La colère contre les importations est donc mal orientée, même si on peut comprendre qu’une balance commerciale largement excédentaire grâce aux exportations de vin et de céréales ne console pas le producteur de tomates ou de melon qui voit, en pleine récolte, déferler les produits andalous. Les côtelettes des grandes surfaces peuvent être de cochon étranger, autant de viande de porc français est consommée dans d’autres pays. Apposer des étiquettes « origine France » n’est qu’une mascarade ne garantissant en rien la qualité, une production industrielle ne valant pas mieux qu’une autre.

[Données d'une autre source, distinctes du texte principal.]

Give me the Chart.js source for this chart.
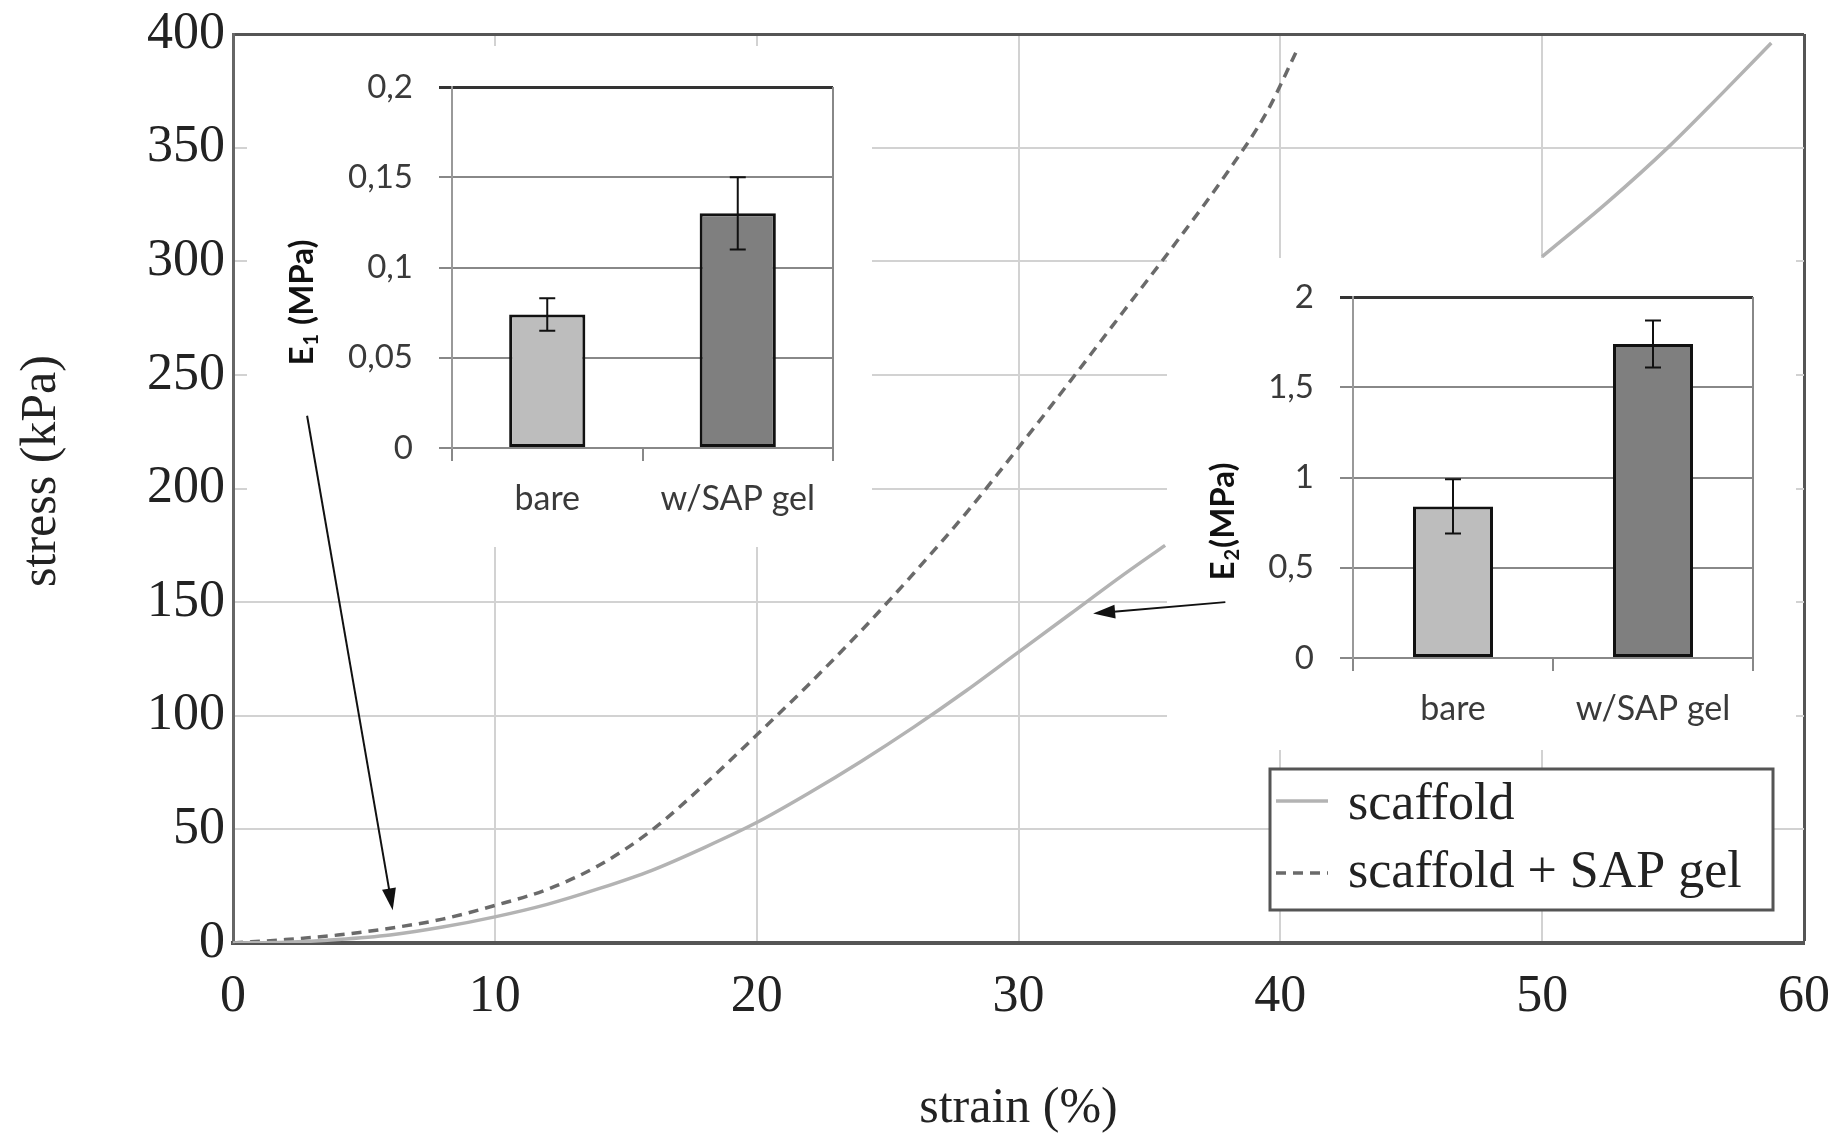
<!DOCTYPE html>
<html>
<head>
<meta charset="utf-8">
<title>stress-strain</title>
<script src="https://cdn.jsdelivr.net/npm/chart.js@4.4.1/dist/chart.umd.min.js"></script>
<style>
  html, body { margin: 0; padding: 0; background: #fff; }
  #wrap { position: relative; width: 1847px; height: 1141px; overflow: hidden; }
  canvas { position: absolute; }
  #main { left: 0; top: 0; }
  #ins1 { left: 247px; top: 46px; }
  #ins2 { left: 1167px; top: 258px; }
</style>
</head>
<body>
<div id="wrap">
  <canvas id="main" width="1847" height="1141"></canvas>
  <canvas id="ins1" width="625" height="501"></canvas>
  <canvas id="ins2" width="629" height="492"></canvas>
</div>
<script>
// curvas tension-deformacion
const strainScaffold = [0, 2, 4, 6, 8, 10, 12, 14, 16, 18, 20, 22, 24, 26, 28, 30, 32, 34, 35.6];
const stressScaffold = [0, 0.3, 1.5, 3.5, 7, 11.5, 17, 24, 32, 42, 53, 66, 80, 95, 111, 128, 145, 162, 175];
const strainGel = [0, 2, 4, 6, 8, 10, 12, 14, 16, 18, 20, 22, 24, 26, 28, 30, 32, 34, 36, 38, 39.5, 40.6];
const stressGel = [0, 1.5, 3.5, 6.5, 10.5, 16.5, 23.6, 34.3, 49.7, 69.7, 91.5, 113.9, 137.5, 162.7, 189.2, 218, 247.6, 277.8, 308, 339.5, 366, 392];
// tramo suelto arriba a la derecha
const strainTail = [50, 52.5, 54.8, 56.8, 58.75];
const stressTail = [302, 326, 350, 373, 396];

// barras de los recuadros
const barCategories = ['bare', 'w/SAP gel'];
const e1Values = [0.074, 0.130];
const e1Errors = [0.009, 0.020];
const e1TickLabels = ['0', '0,05', '0,1', '0,15', '0,2'];
const e2Values = [0.84, 1.74];
const e2Errors = [0.15, 0.13];
const e2TickLabels = ['0', '0,5', '1', '1,5', '2'];

// flechas (en unidades de strain / stress)
const arrowE1 = { from: [2.83, 232], to: [6.1, 14.4] };
const arrowE2 = { from: [37.9, 150], to: [32.85, 145] };

const serif = 'Liberation Serif, Times New Roman, serif';
const sans = 'Lato, Noto Sans, sans-serif';
const legendBox = { left: 1270, top: 769, right: 1773, bottom: 910 };

function toPoints(xs, ys) {
    return xs.map((x, i) => ({ x: x, y: ys[i] }));
}

function drawArrow(ctx, x1, y1, x2, y2) {
    const ang = Math.atan2(y2 - y1, x2 - x1);
    const len = 22, half = 7;
    ctx.save();
    ctx.strokeStyle = '#111';
    ctx.fillStyle = '#111';
    ctx.lineWidth = 2;
    ctx.beginPath();
    ctx.moveTo(x1, y1);
    ctx.lineTo(x2 - Math.cos(ang) * len * 0.8, y2 - Math.sin(ang) * len * 0.8);
    ctx.stroke();
    ctx.beginPath();
    ctx.moveTo(x2, y2);
    ctx.lineTo(x2 - Math.cos(ang) * len - Math.sin(ang) * half, y2 - Math.sin(ang) * len + Math.cos(ang) * half);
    ctx.lineTo(x2 - Math.cos(ang) * len + Math.sin(ang) * half, y2 - Math.sin(ang) * len - Math.cos(ang) * half);
    ctx.closePath();
    ctx.fill();
    ctx.restore();
}

// tapa la rejilla detras de los recuadros y la leyenda
const maskPlugin = {
    id: 'masks',
    beforeDatasetsDraw(chart) {
        const ctx = chart.ctx;
        ctx.save();
        ctx.fillStyle = '#fff';
        ['ins1', 'ins2'].forEach(id => {
            const c = document.getElementById(id);
            ctx.fillRect(c.offsetLeft, c.offsetTop, c.width, c.height);
        });
        ctx.fillRect(legendBox.left, legendBox.top, legendBox.right - legendBox.left, legendBox.bottom - legendBox.top);
        ctx.restore();
    }
};

// leyenda con recuadro y flechas
const extrasPlugin = {
    id: 'extras',
    afterDatasetsDraw(chart) {
        const ctx = chart.ctx;
        const xs = chart.scales.x, ys = chart.scales.y;
        ctx.save();
        ctx.strokeStyle = '#555';
        ctx.lineWidth = 3;
        ctx.strokeRect(legendBox.left, legendBox.top, legendBox.right - legendBox.left, legendBox.bottom - legendBox.top);
        const rows = [{ ds: chart.data.datasets[0], y: 801, base: 819 }, { ds: chart.data.datasets[1], y: 873, base: 887 }];
        rows.forEach(r => {
            ctx.strokeStyle = r.ds.borderColor;
            ctx.lineWidth = 3.5;
            ctx.setLineDash(r.ds.borderDash || []);
            ctx.beginPath();
            ctx.moveTo(legendBox.left + 6, r.y);
            ctx.lineTo(legendBox.left + 58, r.y);
            ctx.stroke();
            ctx.setLineDash([]);
            ctx.fillStyle = '#222';
            ctx.font = '52px ' + serif;
            ctx.textBaseline = 'alphabetic';
            ctx.textAlign = 'left';
            ctx.fillText(r.ds.label, legendBox.left + 78, r.base);
        });
        ctx.restore();
        [arrowE1, arrowE2].forEach(a => {
            drawArrow(ctx, xs.getPixelForValue(a.from[0]), ys.getPixelForValue(a.from[1]),
                xs.getPixelForValue(a.to[0]), ys.getPixelForValue(a.to[1]));
        });
    }
};

const mainChart = new Chart(document.getElementById('main'), {
    type: 'line',
    data: {
        datasets: [
            {
                label: 'scaffold',
                data: toPoints(strainScaffold, stressScaffold),
                borderColor: '#b3b3b3',
                borderWidth: 3.5,
                pointRadius: 0,
                cubicInterpolationMode: 'monotone'
            },
            {
                label: 'scaffold + SAP gel',
                data: toPoints(strainGel, stressGel),
                borderColor: '#6a6a6a',
                borderWidth: 3.5,
                borderDash: [10, 7],
                pointRadius: 0,
                cubicInterpolationMode: 'monotone'
            },
            {
                label: 'tail',
                data: toPoints(strainTail, stressTail),
                borderColor: '#b3b3b3',
                borderWidth: 3.5,
                pointRadius: 0,
                cubicInterpolationMode: 'monotone'
            }
        ]
    },
    options: {
        responsive: false,
        animation: false,
        devicePixelRatio: 1,
        layout: { padding: { top: 34, right: 43, left: 0, bottom: 0 } },
        plugins: { legend: { display: false }, tooltip: { enabled: false } },
        scales: {
            x: {
                type: 'linear',
                min: 0,
                max: 60,
                ticks: { stepSize: 10, font: { family: serif, size: 52 }, color: '#222', padding: 0 },
                grid: {
                    drawTicks: true,
                    tickLength: 23,
                    tickColor: 'rgba(0,0,0,0)',
                    color: c => (c.tick && c.tick.value === 60) ? '#555' : '#d2d2d2',
                    lineWidth: c => (c.tick && c.tick.value === 60) ? 3 : 2
                },
                border: { color: '#555', width: 4 },
                title: { display: true, text: 'strain (%)', font: { family: serif, size: 50 }, color: '#222', padding: { top: 0, bottom: 2 } },
                afterFit: s => { s.height = 198; }
            },
            y: {
                min: 0,
                max: 400,
                ticks: { stepSize: 50, font: { family: serif, size: 52, lineHeight: 0.6 }, color: '#222', padding: 8 },
                grid: {
                    drawTicks: false,
                    color: c => (c.tick && c.tick.value === 400) ? '#555' : '#d2d2d2',
                    lineWidth: c => (c.tick && c.tick.value === 400) ? 3 : 2
                },
                border: { color: '#666', width: 3 },
                title: { display: true, text: '\u2002\u2009stress (kPa)', font: { family: serif, size: 50 }, color: '#222', padding: { top: 12, bottom: 0 } },
                afterFit: s => { s.width = 233; }
            }
        }
    },
    plugins: [maskPlugin, extrasPlugin]
});

// barras de error, borde derecho y titulo del eje
const insetPlugin = {
    id: 'insetDecor',
    beforeDatasetsDraw(chart) {
        const ctx = chart.ctx, a = chart.chartArea;
        ctx.save();
        ctx.strokeStyle = '#888';
        ctx.lineWidth = 2;
        ctx.beginPath();
        ctx.moveTo(a.right, a.top);
        ctx.lineTo(a.right, a.bottom + 13);
        ctx.stroke();
        ctx.restore();
    },
    afterDatasetsDraw(chart, args, opts) {
        const ctx = chart.ctx, a = chart.chartArea;
        const ys = chart.scales.y;
        const meta = chart.getDatasetMeta(0);
        const values = chart.data.datasets[0].data;
        ctx.save();
        ctx.strokeStyle = '#111';
        ctx.lineWidth = 2;
        meta.data.forEach((bar, i) => {
            const top = ys.getPixelForValue(values[i] + opts.errors[i]);
            const bot = ys.getPixelForValue(values[i] - opts.errors[i]);
            ctx.beginPath();
            ctx.moveTo(bar.x, top); ctx.lineTo(bar.x, bot);
            ctx.moveTo(bar.x - 8, top); ctx.lineTo(bar.x + 8, top);
            ctx.moveTo(bar.x - 8, bot); ctx.lineTo(bar.x + 8, bot);
            ctx.stroke();
        });
        // titulo rotado con subindice
        const size = 33;
        const cx = a.left - opts.titleDx;
        const cy = (a.top + a.bottom) / 2 + opts.titleDy;
        ctx.translate(cx, cy);
        ctx.rotate(-Math.PI / 2);
        ctx.fillStyle = '#111';
        ctx.textBaseline = 'middle';
        ctx.textAlign = 'left';
        ctx.font = 'bold ' + size + 'px ' + sans;
        const wE = ctx.measureText('E').width;
        const wRest = ctx.measureText(opts.rest).width;
        ctx.font = 'bold ' + Math.round(size * 0.62) + 'px ' + sans;
        const wSub = ctx.measureText(opts.sub).width;
        let x = -(wE + wSub + wRest + 2) / 2;
        ctx.font = 'bold ' + size + 'px ' + sans;
        ctx.fillText('E', x, 0);
        x += wE + 1;
        ctx.font = 'bold ' + Math.round(size * 0.62) + 'px ' + sans;
        ctx.fillText(opts.sub, x, size * 0.28);
        x += wSub + 1;
        ctx.font = 'bold ' + size + 'px ' + sans;
        ctx.fillText(opts.rest, x, 0);
        ctx.restore();
    }
};

function crearRecuadro(id, values, errors, tickLabels, max, step, pad, yWidth, xHeight, deco) {
    return new Chart(document.getElementById(id), {
        type: 'bar',
        data: {
            labels: barCategories,
            datasets: [{
                data: values,
                backgroundColor: ['#bdbdbd', '#7f7f7f'],
                borderColor: '#111',
                borderWidth: 3,
                borderSkipped: false,
                categoryPercentage: 1,
                barPercentage: 0.4
            }]
        },
        options: {
            responsive: false,
            animation: false,
            devicePixelRatio: 1,
            layout: { padding: pad },
            plugins: {
                legend: { display: false },
                tooltip: { enabled: false },
                insetDecor: Object.assign({ errors: errors }, deco)
            },
            scales: {
                x: {
                    grid: { drawOnChartArea: false, tickLength: 13, color: '#888', lineWidth: 2, offset: true },
                    border: { color: '#888', width: 2 },
                    ticks: { font: { family: sans, size: 34 }, color: '#3a3a3a', padding: 18 },
                    afterFit: s => { s.height = xHeight; }
                },
                y: {
                    min: 0,
                    max: max,
                    ticks: {
                        stepSize: step,
                        callback: (v, i) => tickLabels[i],
                        font: { family: sans, size: 33, lineHeight: 0.6 },
                        color: '#3a3a3a',
                        padding: 26
                    },
                    grid: {
                        tickLength: 13,
                        color: c => (c.tick && Math.abs(c.tick.value - max) < 1e-9) ? '#333' : '#888',
                        lineWidth: c => (c.tick && Math.abs(c.tick.value - max) < 1e-9) ? 3 : 2
                    },
                    border: { color: '#999', width: 2 },
                    afterFit: s => { s.width = yWidth; }
                }
            }
        },
        plugins: [insetPlugin]
    });
}

crearRecuadro('ins1', e1Values, e1Errors, e1TickLabels, 0.2, 0.05,
    { top: 41, right: 39, left: 0, bottom: 0 }, 205, 99,
    { sub: '1', rest: ' (MPa)', titleDx: 150, titleDy: 35 });
crearRecuadro('ins2', e2Values, e2Errors, e2TickLabels, 2, 0.5,
    { top: 39, right: 43, left: 0, bottom: 0 }, 186, 92,
    { sub: '2', rest: '(MPa)', titleDx: 130, titleDy: 44 });
</script>
</body>
</html>
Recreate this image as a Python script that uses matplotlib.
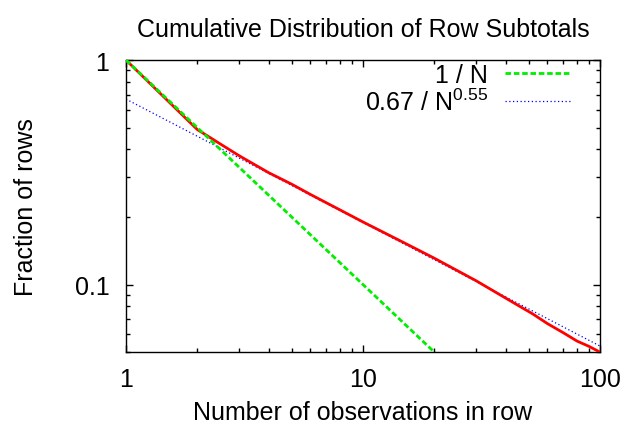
import numpy as np
import matplotlib
matplotlib.use("Agg")
import matplotlib.pyplot as plt
from matplotlib.ticker import LogLocator, FixedLocator, NullFormatter

plt.rcParams['font.family'] = ['Liberation Sans', 'DejaVu Sans']
plt.rcParams['mathtext.default'] = 'regular'

obs_n = [1, 2, 3, 4, 5, 6, 8, 10, 15, 20, 30, 40, 52, 60, 70, 80, 90, 100]
obs_frac = [1.0, 0.49, 0.375, 0.315, 0.28, 0.252, 0.215, 0.19, 0.153, 0.131,
            0.104, 0.087, 0.074, 0.067, 0.061, 0.056, 0.053, 0.05]

# Reference curves
fit_coef = 0.67
fit_exp = 0.55
x_labels = ["1", "10", "100"]
y_labels = ["0.1", "1"]

n = np.logspace(0, 2, 200)
fs = 18

fig = plt.figure(figsize=(6.25, 4.27), dpi=100)
ax = fig.add_axes([0.2016, 0.173, 0.7584, 0.684])

ax.plot(obs_n, obs_frac, color="#ff0000", lw=2, zorder=3)
ax.plot(n, 1 / n, color="#00ee00", lw=2, ls=(0, (2, 1)), label="1 / N", zorder=4)
ax.plot(n, fit_coef / n ** fit_exp, color="#0000ff", lw=0.9, ls=(0, (1, 2)),
        label="%.2f / N$^{%.2f}$" % (fit_coef, fit_exp), zorder=2)

ax.set_xscale("log")
ax.set_yscale("log")
ax.set_xlim(1, 100)
ax.set_ylim(0.05, 1)

ax.xaxis.set_major_locator(FixedLocator([1, 10, 100]))
ax.set_xticklabels(x_labels)
ax.yaxis.set_major_locator(FixedLocator([0.1, 1]))
ax.set_yticklabels(y_labels)
ax.xaxis.set_minor_locator(LogLocator(base=10, subs=np.arange(2, 10)))
ax.yaxis.set_minor_locator(LogLocator(base=10, subs=np.arange(2, 10)))
ax.xaxis.set_minor_formatter(NullFormatter())
ax.yaxis.set_minor_formatter(NullFormatter())

ax.tick_params(which="both", direction="in", top=True, right=True,
               labelsize=fs, width=1)
ax.tick_params(axis="x", which="major", pad=11)
ax.tick_params(axis="y", which="major", pad=12)
ax.tick_params(which="major", length=5)
ax.tick_params(which="minor", length=3)
for s in ax.spines.values():
    s.set_linewidth(1)

ax.set_title("Cumulative Distribution of Row Subtotals", fontsize=fs, pad=17)
ax.set_xlabel("Number of observations in row", fontsize=fs)
ax.set_ylabel("Fraction of rows", fontsize=fs)
ax.xaxis.set_label_coords(0.5, -0.164)
ax.yaxis.set_label_coords(-0.185, 0.5)

ax.legend(loc="upper right", frameon=False, markerfirst=False, fontsize=fs,
          handlelength=2.64, labelspacing=0.05, handletextpad=0.68,
          borderaxespad=0, borderpad=0, bbox_to_anchor=(0.939, 0.99))

fig.savefig("out.png", dpi=100)
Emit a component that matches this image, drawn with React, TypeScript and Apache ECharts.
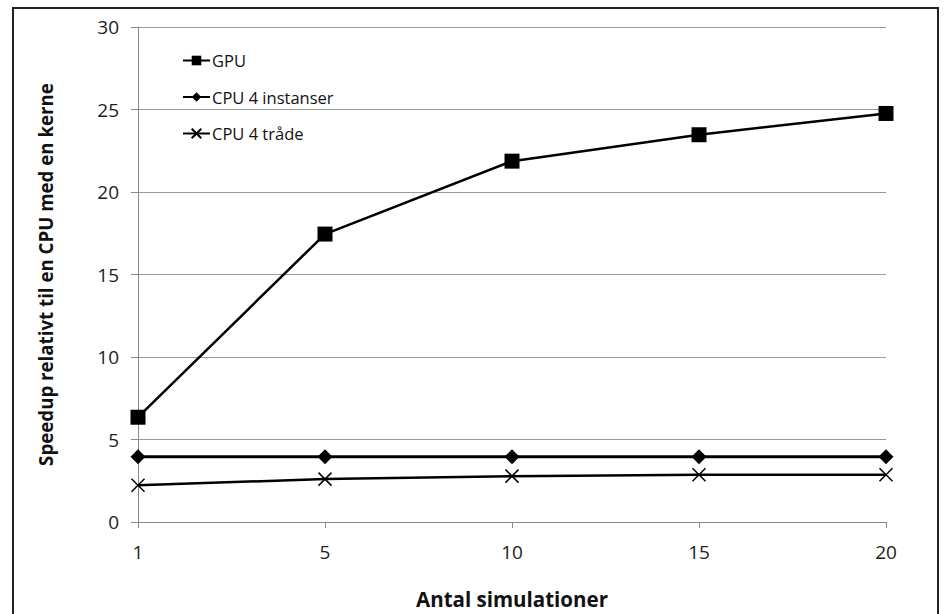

Incendier des camions réfrigérés à la frontière espagnole, ou pire, comme en juillet 1990, brûler vifs des moutons dans une bétaillère attise les haines sans rien résoudre. Le jeu import-export n’est qu’un moyen parmi d’autres que se donnent les opérateurs pour faire baisser les prix des matières premières, l’objectif étant de pousser à la création d’usines à produire du lait, des œufs ou de la viande afin de fournir les conserveries et autres fabriques de plats cuisinés. Avec la circonstance aggravante, par rapport aux productions végétales, de l’horreur de l’univers concentrationnaire et des souffrances imposés aux animaux.

 

La complicité de la FNSEA

L’arrivée de Xavier Beulin, tenant de l’agriculture capitaliste et promoteur des agrocarburants, à la tête de la FNSEA, a mis fin à la fiction de la défense de tous les paysans ; ses prédécesseurs étaient des petits éleveurs, même si leurs multiples casquettes complétaient bien leurs revenus. Le mythe de l’unité paysanne est tombé.

La situation des éleveurs de porcs ne diffère guère de celle du reste des paysans, sauf que l’agriculture industrielle y est plus développée, avec davantage de salariés. Une minorité est constituée d’investisseurs à la tête d’élevages très performants ; ils bénéficient de subventions et d’exonérations de cotisations sociales et peuvent gagner de l’argent malgré des prix à la baisse. Un petit nombre, orienté vers des productions labellisées, tire son épingle du jeu. Quand la majorité, des exploitations familiales (la plupart des groupements et sociétés restent dans ce cadre) employant ou non des salariés, est condamnée à grossir ou à disparaître, sachant qu’il n’y aura pas de place pour tout le monde.